The committee had also overturned another proposal by the ministry to try any juvenile who had turned 21 by the time the trial commenced as an adult. On this point though, the ministry appears to have revised its stand, as reflected in its revised note to the Cabinet.
The draft legislation specifies that no matter what the age of a person “when s/he stands for trial, if the crime was committed as a juvenile the person would be tried as one”.
Under the proposed law, the Juvenile Justice Board will examine whether any accused aged between 16-18 years had committed a heinous offence “in full knowledge” of its consequences. Its final recommendation will decide if the juvenile would be tried under regular criminal laws instead of the Juvenile Justice Act.
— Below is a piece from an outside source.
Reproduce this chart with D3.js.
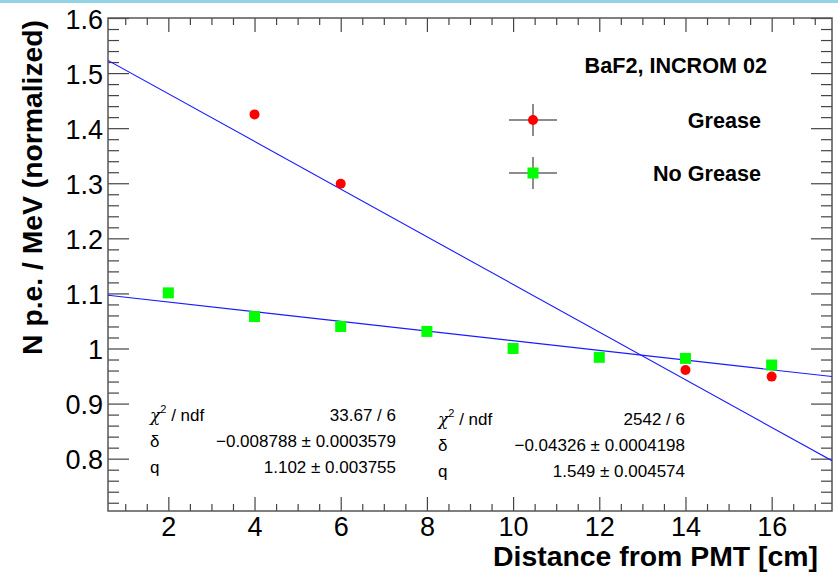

Under the existing Act, the maximum punishment is confinement in a home upto a period of three years.
The Parliamentary panel had concluded, after deliberations with stakeholders including NGOs and study of data from the National Crime Records Bureau, that the “existing juvenile system is not only reformative and rehabilitative in nature but also recognises the fact that 16-18 years is an extremely sensitive and critical age requiring greater protection”. “Hence there is no need to subject them to different or adult judicial system…,” it said.
The demand for making changes in the Juvenile Justice Act gained momentum in the wake of the brutal Delhi gangrape case of December 2012 when one of the five perpetrators was six months short of adulthood and could not be tried as an adult.